I, too, felt torn about this book and now know what you were talking about when you were describing it as revenge porn. Even bad, bad men have some sort of story to tell and I felt like some of that was absent. The unrepentant maiming and killing could maybe have been a bit nuanced had Reacher ever stopped to think about what had JUST happened to him (last book for us, but days before for him). What makes him stay? What makes him go for maximum hurt on everyone deemed guilty? Why can't he walk away? I want to know these things.

Reacher is always capable of extreme violence, but he's also usually somewhat thoughtful about the process and the decision to become violent (even if it's in a split second). In Worth Dying For, there's never any doubt that he's not going to die (not if he survived the last book, at least) and he seems chillier, colder, less human. He looks at the situation, does the math, and commences with the bloodshed. Arkady Renko and David Robicheaux (and Patrick Kenzie, etc) are so compelling to me because they are pierced by the things they have done and seen, and they are fully immersed in their worlds, sometimes painfully so. And though Child's has always made Reacher a wanderer and nomad, he's never before seemed so unmoored and adrift. This is not the Reacher I want to meet when he gets to Virginia, nor is he a Reacher who is a worthy partner for the woman who's waiting for him there. And that's plain disappointing.

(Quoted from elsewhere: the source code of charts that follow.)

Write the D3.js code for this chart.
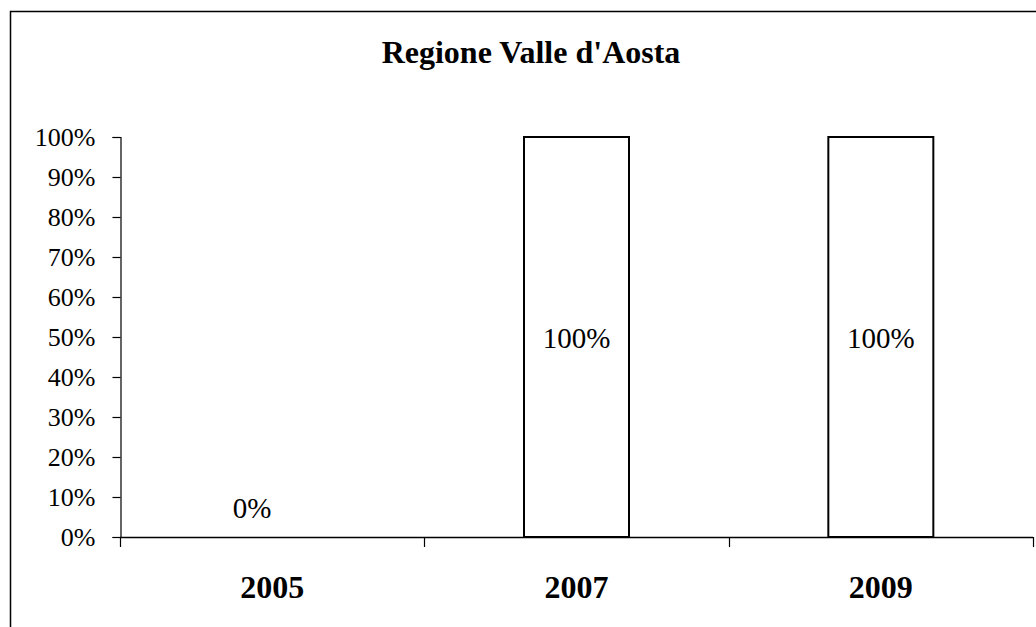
<!DOCTYPE html>
<html>
<head>
<meta charset="utf-8">
<script src="https://cdn.jsdelivr.net/npm/d3@7"></script>
<style>
  body { margin: 0; background: #fff; }
  svg { display: block; font-family: "Liberation Serif", "Times New Roman", serif; }
</style>
</head>
<body>
<svg id="svg" width="1036" height="627"></svg>
<script>
// data
const years = ["2005", "2007", "2009"];
const shares = [0, 1, 1];
const yTicks = [0, 0.1, 0.2, 0.3, 0.4, 0.5, 0.6, 0.7, 0.8, 0.9, 1];
const title = "Regione Valle d'Aosta";

const svg = d3.select("#svg");

// outer frame, runs off the right and bottom edge like the original
svg.append("rect")
  .attr("x", 10.5).attr("y", 11.5)
  .attr("width", 1100).attr("height", 700)
  .attr("fill", "none").attr("stroke", "#000").attr("stroke-width", 1.5);

svg.append("text")
  .attr("x", 531).attr("y", 63)
  .attr("text-anchor", "middle")
  .attr("font-size", 32).attr("font-weight", "bold")
  .text(title);

const x = d3.scaleBand().domain(years).range([120, 1033]).paddingInner(0.655).paddingOuter(0.3275);
const xCat = d3.scaleBand().domain(years).range([120, 1033]);
const y = d3.scaleLinear().domain([0, 1]).range([537, 137]);

// y axis
const yAxis = svg.append("g")
  .attr("transform", "translate(120.5,0)")
  .call(d3.axisLeft(y).tickValues(yTicks).tickFormat(d3.format(".0%")).tickSize(8).tickPadding(17));
yAxis.select(".domain").attr("stroke", "#000").attr("stroke-width", 1.2);
yAxis.selectAll(".tick line").attr("stroke", "#000").attr("stroke-width", 1.2);
yAxis.selectAll(".tick text")
  .attr("font-family", "Liberation Serif, serif")
  .attr("font-size", 26).attr("fill", "#000");

// x axis: ticks on category boundaries
svg.append("line")
  .attr("x1", 120).attr("x2", 1033)
  .attr("y1", y(0) + 0.5).attr("y2", y(0) + 0.5)
  .attr("stroke", "#000").attr("stroke-width", 1.5);
const bounds = years.map(d => xCat(d)).concat([xCat.range()[1]]);
svg.selectAll(".xtick").data(bounds).enter().append("line")
  .attr("class", "xtick")
  .attr("x1", d => Math.round(d) + 0.5).attr("x2", d => Math.round(d) + 0.5)
  .attr("y1", y(0)).attr("y2", y(0) + 10)
  .attr("stroke", "#000").attr("stroke-width", 1.2);

svg.selectAll(".xlab").data(years).enter().append("text")
  .attr("class", "xlab")
  .attr("x", d => xCat(d) + xCat.bandwidth() / 2)
  .attr("y", 598)
  .attr("text-anchor", "middle")
  .attr("font-size", 32).attr("font-weight", "bold")
  .text(d => d);

// bars
const data = years.map((d, i) => ({ year: d, value: shares[i] }));
svg.selectAll(".bar").data(data.filter(d => d.value > 0)).enter().append("rect")
  .attr("class", "bar")
  .attr("x", d => x(d.year))
  .attr("y", d => y(d.value))
  .attr("width", x.bandwidth())
  .attr("height", d => y(0) - y(d.value))
  .attr("fill", "#fff").attr("stroke", "#000").attr("stroke-width", 2);

// value labels
svg.selectAll(".vlab").data(data).enter().append("text")
  .attr("class", "vlab")
  .attr("x", d => x(d.year) + x.bandwidth() / 2 + (d.value > 0 ? 0 : -20))
  .attr("y", d => d.value > 0 ? (y(d.value) + y(0)) / 2 + 11 : y(0) - 19)
  .attr("text-anchor", "middle")
  .attr("font-size", 29)
  .text(d => d3.format(".0%")(d.value));
</script>
</body>
</html>
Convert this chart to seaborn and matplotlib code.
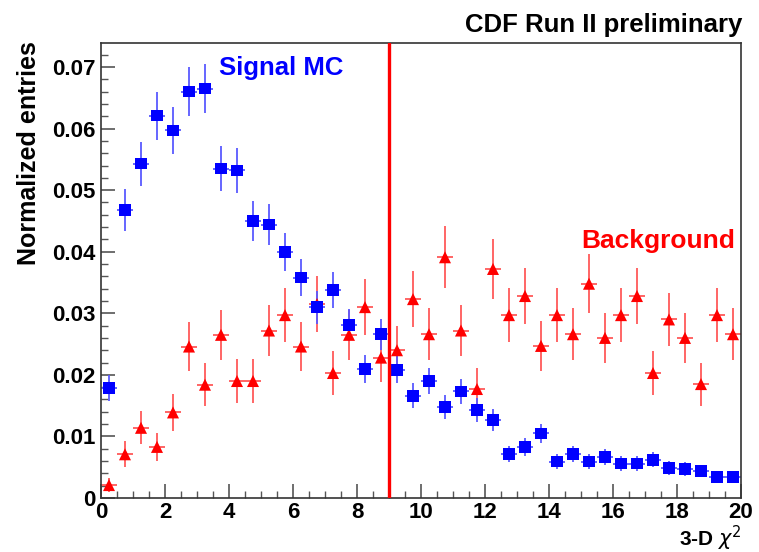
import numpy as np
import pandas as pd
import matplotlib
matplotlib.use("Agg")
import matplotlib.pyplot as plt
from matplotlib.ticker import MultipleLocator, FuncFormatter
import seaborn as sns

# ---- data ----
bin_centers = [0.25 + 0.5 * i for i in range(40)]
signal_vals = [0.0179, 0.0468, 0.0543, 0.0621, 0.0597, 0.0660, 0.0665, 0.0535, 0.0532, 0.0450,
               0.0444, 0.0400, 0.0358, 0.0310, 0.0338, 0.0281, 0.0210, 0.0266, 0.0208, 0.0166,
               0.0190, 0.0148, 0.0173, 0.0143, 0.0127, 0.0071, 0.0083, 0.0105, 0.0059, 0.0071,
               0.0059, 0.0067, 0.0056, 0.0056, 0.0062, 0.0049, 0.0047, 0.0044, 0.0034, 0.0034]
signal_err = [0.0021, 0.0034, 0.0036, 0.0039, 0.0038, 0.0040, 0.0040, 0.0036, 0.0036, 0.0033,
              0.0033, 0.0031, 0.0030, 0.0027, 0.0029, 0.0026, 0.0023, 0.0025, 0.0022, 0.0020,
              0.0021, 0.0019, 0.0020, 0.0019, 0.0018, 0.0013, 0.0014, 0.0016, 0.0012, 0.0013,
              0.0012, 0.0013, 0.0012, 0.0012, 0.0012, 0.0011, 0.0011, 0.0010, 0.0009, 0.0009]
bkg_vals = [0.0021, 0.0071, 0.0114, 0.0083, 0.0139, 0.0246, 0.0184, 0.0265, 0.0190, 0.0190,
            0.0272, 0.0297, 0.0246, 0.0315, 0.0203, 0.0265, 0.0310, 0.0228, 0.0240, 0.0323,
            0.0266, 0.0391, 0.0272, 0.0177, 0.0372, 0.0297, 0.0328, 0.0247, 0.0297, 0.0266,
            0.0348, 0.0260, 0.0297, 0.0328, 0.0203, 0.0290, 0.0260, 0.0185, 0.0297, 0.0266]
bkg_err = [0.0012, 0.0021, 0.0027, 0.0023, 0.0030, 0.0040, 0.0035, 0.0041, 0.0035, 0.0035,
           0.0042, 0.0044, 0.0040, 0.0045, 0.0036, 0.0041, 0.0045, 0.0039, 0.0040, 0.0046,
           0.0042, 0.0050, 0.0042, 0.0034, 0.0049, 0.0044, 0.0046, 0.0040, 0.0044, 0.0042,
           0.0048, 0.0041, 0.0044, 0.0046, 0.0036, 0.0043, 0.0041, 0.0035, 0.0044, 0.0042]
cut_value = 9.0
bin_half_width = 0.25

df_sig = pd.DataFrame({"x": bin_centers, "y": signal_vals, "err": signal_err})
df_bkg = pd.DataFrame({"x": bin_centers, "y": bkg_vals, "err": bkg_err})

sns.set_theme(style="ticks")
plt.rcParams['font.family'] = ['Liberation Sans', 'DejaVu Sans']
plt.rcParams['mathtext.fontset'] = 'dejavusans'
plt.rcParams['text.color'] = 'black'

fig = plt.figure(figsize=(7.59, 5.52), dpi=100)
ax = fig.add_axes([101/759, 1 - 498/552, 640/759, 455/552])

# error bars
ax.errorbar(df_bkg["x"], df_bkg["y"], yerr=df_bkg["err"], xerr=bin_half_width,
            fmt="none", ecolor=(1, 0.35, 0.35), elinewidth=1.3, zorder=2)
ax.errorbar(df_sig["x"], df_sig["y"], yerr=df_sig["err"], xerr=bin_half_width,
            fmt="none", ecolor=(0.35, 0.35, 1), elinewidth=1.3, zorder=2)

sns.scatterplot(data=df_bkg, x="x", y="y", marker="^", color="#ff0000", s=75,
                edgecolor="none", ax=ax, zorder=3)
sns.scatterplot(data=df_sig, x="x", y="y", marker="s", color="#0000ff", s=70,
                edgecolor="none", ax=ax, zorder=4)

ax.axvline(cut_value, color="#ff0000", lw=2.4, zorder=5)

ax.set_xlim(0, 20)
ax.set_ylim(0, 0.0739)
ax.xaxis.set_major_locator(MultipleLocator(2))
ax.xaxis.set_minor_locator(MultipleLocator(0.5))
ax.yaxis.set_major_locator(MultipleLocator(0.01))
ax.yaxis.set_minor_locator(MultipleLocator(0.002))
ax.yaxis.set_major_formatter(FuncFormatter(lambda v, p: "0" if abs(v) < 1e-9 else f"{v:.2f}"))
ax.xaxis.set_major_formatter(FuncFormatter(lambda v, p: f"{v:g}"))

ax.tick_params(axis="both", which="major", direction="in", length=10, width=1.2,
               labelsize=16, colors="#555555", labelcolor="black")
ax.tick_params(axis="x", which="major", pad=3)
ax.tick_params(axis="y", which="major", pad=4)
ax.tick_params(axis="both", which="minor", direction="in", length=5, width=1.0, colors="#555555")
for lab in ax.get_xticklabels() + ax.get_yticklabels():
    lab.set_fontweight("bold")
for s in ax.spines.values():
    s.set_color("#333333")
    s.set_linewidth(1.2)

ax.set_xlabel("")
ax.set_ylabel("")
fig.text(742/759, 1 - 546/552, r"3-D $\chi^2$", ha="right", va="baseline",
         fontsize=15, fontweight="bold", color="black")
fig.text(29/759, 1 - 41/552, "Normalized entries", rotation=90, ha="center", va="top",
         fontsize=18, fontweight="bold", color="black")
fig.text(742/759, 1 - 32/552, "CDF Run II preliminary", ha="right", va="baseline",
         fontsize=18.5, fontweight="bold", color="black")

ax.text(3.7, 0.0698, "Signal MC", color="#0000ff", fontsize=18.5, fontweight="bold",
        ha="left", va="center")
ax.text(15.0, 0.0417, "Background", color="#ff0000", fontsize=19, fontweight="bold",
        ha="left", va="center")

fig.savefig("out.png", dpi=100)
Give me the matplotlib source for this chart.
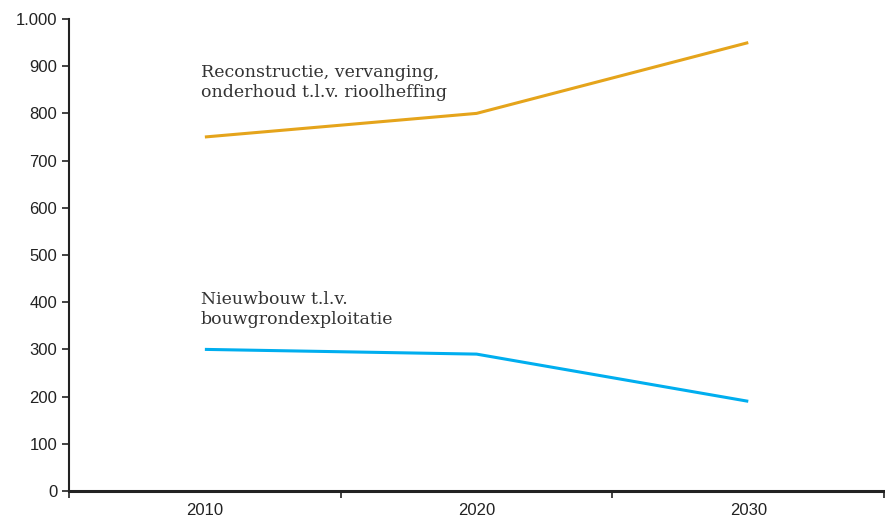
import matplotlib.pyplot as plt
from matplotlib.ticker import FuncFormatter

years = ["2010", "2020", "2030"]
riool = [750, 800, 950]
grondexpl = [300, 290, 190]
riool_label = "Reconstructie, vervanging,\nonderhoud t.l.v. rioolheffing"
grond_label = "Nieuwbouw t.l.v.\nbouwgrondexploitatie"

plt.rcParams["font.family"] = ["Liberation Sans", "DejaVu Sans"]

fig = plt.figure(figsize=(8.85, 5.23), dpi=100)
ax = fig.add_axes([0.078, 0.0612, 0.921, 0.9025])

x = list(range(len(years)))
ax.plot(x, riool, color="#E5A41B", lw=2.2, solid_capstyle="butt")
ax.plot(x, grondexpl, color="#00AEEF", lw=2.2, solid_capstyle="butt")

# labels next to the lines
ax.text(-0.015, 866, riool_label, ha="left", va="center", fontsize=12.5,
        family="DejaVu Serif", color="#333333", linespacing=1.2)
ax.text(-0.015, 384, grond_label, ha="left", va="center", fontsize=12.5,
        family="DejaVu Serif", color="#333333", linespacing=1.2)

ax.set_xlim(-0.5, 2.5)
ax.set_ylim(0, 1000)
ax.set_yticks(range(0, 1001, 100))
ax.yaxis.set_major_formatter(FuncFormatter(lambda v, p: f"{int(v):,}".replace(",", ".")))

# category ticks sit between the years, labels centred under them
ax.set_xticks([-0.5, 0.5, 1.5, 2.5])
ax.set_xticklabels([])
ax.set_xticks(x, minor=True)
ax.set_xticklabels(years, minor=True)
ax.tick_params(axis="x", which="minor", length=0, pad=9, labelsize=12, colors="#222222")
ax.tick_params(axis="x", which="major", length=5, width=1.2, direction="out", color="#222222")
ax.tick_params(axis="y", length=5, width=1.2, direction="out", labelsize=12, colors="#222222")

for s in ["top", "right"]:
    ax.spines[s].set_visible(False)
ax.spines["left"].set_linewidth(1.5)
ax.spines["bottom"].set_linewidth(2.2)
ax.spines["left"].set_color("#222222")
ax.spines["bottom"].set_color("#222222")

fig.savefig("out.png", dpi=100)
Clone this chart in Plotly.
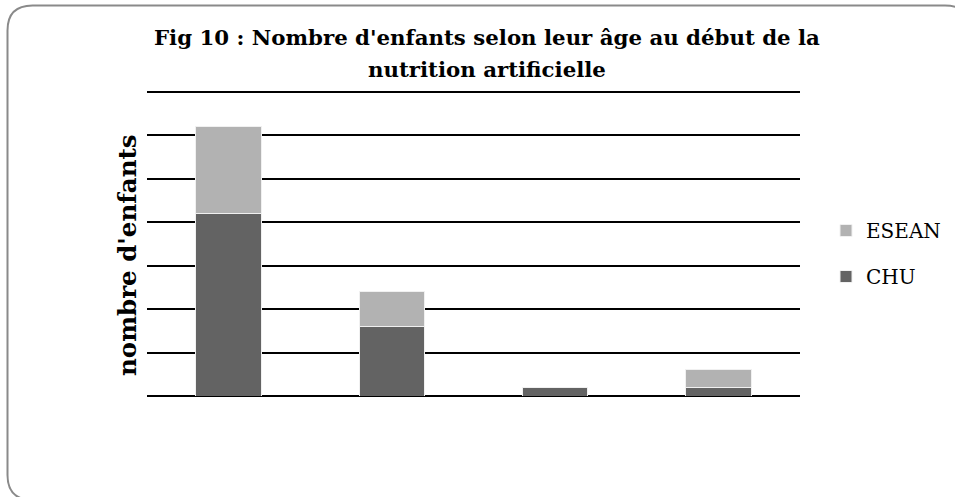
import plotly.graph_objects as go

categories = ["Groupe 1", "Groupe 2", "Groupe 3", "Groupe 4"]
chu = [21, 8, 1, 1]
esean = [10, 4, 0, 2]

title_line1 = "Fig 10 : Nombre d'enfants selon leur âge au début de la"
title_line2 = "nutrition artificielle"
y_title = "nombre d'enfants"

W, H = 955, 497
L, R, T, B = 147, 155, 83, 101
pw, ph = W - L - R, H - T - B
YMAX = 36

def px(x):
    return (x - L) / pw

def py(y):
    return (H - B - y) / ph

FONT = "DejaVu Serif"

fig = go.Figure()
fig.add_trace(go.Bar(x=categories, y=chu, name="CHU", legendgroup="a", legendrank=2,
                     marker=dict(color="#636363", line=dict(color="#f0f0f0", width=1))))
fig.add_trace(go.Bar(x=categories, y=esean, name="ESEAN", legendgroup="b", legendrank=1,
                     marker=dict(color="#b2b2b2", line=dict(color="#f0f0f0", width=1))))

# rounded frame
x0, x1, y0, y1, r = 7.5, 970, 5.5, 500, 25
path = (f"M {px(x0+r)},{py(y0)} L {px(x1-r)},{py(y0)} Q {px(x1)},{py(y0)} {px(x1)},{py(y0+r)} "
        f"L {px(x1)},{py(y1-r)} Q {px(x1)},{py(y1)} {px(x1-r)},{py(y1)} "
        f"L {px(x0+r)},{py(y1)} Q {px(x0)},{py(y1)} {px(x0)},{py(y1-r)} "
        f"L {px(x0)},{py(y0+r)} Q {px(x0)},{py(y0)} {px(x0+r)},{py(y0)} Z")

fig.update_layout(
    width=W, height=H,
    margin=dict(l=L, r=R, t=T, b=B, autoexpand=False),
    paper_bgcolor="white", plot_bgcolor="white",
    barmode="stack", bargap=0.6,
    font=dict(family=FONT, color="black"),
    showlegend=True,
    legend=dict(x=px(826), y=py(211), xanchor="left", yanchor="top",
                traceorder="grouped", tracegroupgap=17,
                font=dict(size=20, family=FONT), bgcolor="rgba(0,0,0,0)"),
    xaxis=dict(showticklabels=False, showgrid=False, zeroline=False, showline=False, ticks=""),
    yaxis=dict(range=[0, YMAX], dtick=5, showticklabels=False, showgrid=True,
               gridcolor="black", gridwidth=2, zeroline=True, zerolinecolor="black",
               zerolinewidth=2, showline=False, ticks=""),
    shapes=[dict(type="path", xref="paper", yref="paper", path=path,
                 line=dict(color="#8a8a8a", width=2), fillcolor="rgba(0,0,0,0)", layer="above")],
    annotations=[
        dict(text="<b>" + title_line1 + "</b>", xref="paper", yref="paper",
             x=px(487), y=py(37), xanchor="center", yanchor="middle", showarrow=False,
             font=dict(size=21.3, family=FONT, color="black")),
        dict(text="<b>" + title_line2 + "</b>", xref="paper", yref="paper",
             x=px(487), y=py(69), xanchor="center", yanchor="middle", showarrow=False,
             font=dict(size=21.3, family=FONT, color="black")),
        dict(text="<b>" + y_title + "</b>", xref="paper", yref="paper",
             x=px(127), y=py(255), xanchor="center", yanchor="middle", showarrow=False,
             textangle=-90, font=dict(size=24.5, family=FONT, color="black")),
    ],
)

fig.write_html("out.html", config={"displayModeBar": False},
               post_script="document.body.style.margin='0';")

Jennifer I was just watching some extras on the second Justified disc and they were talking about how Elmore Leonard doesn't just love his good guys but he's honestly intrigued by his bad guys as well. That's certainly what makes Justified so good, I think. Hearing the writers of the show talk about this helped me see why this book felt so empty.

Nona I have to agree with your classification of 'revenge porn'. I've watched shoot-'em-up action movies that weren't as soulless. I'm not surprised to see Child settling into a formula, but I wasn't expecting something so problematic.

Jennifer Nona, I couldn't agree more. I don't mind the formula in general but if this aspect becomes part of the formula, I'm out.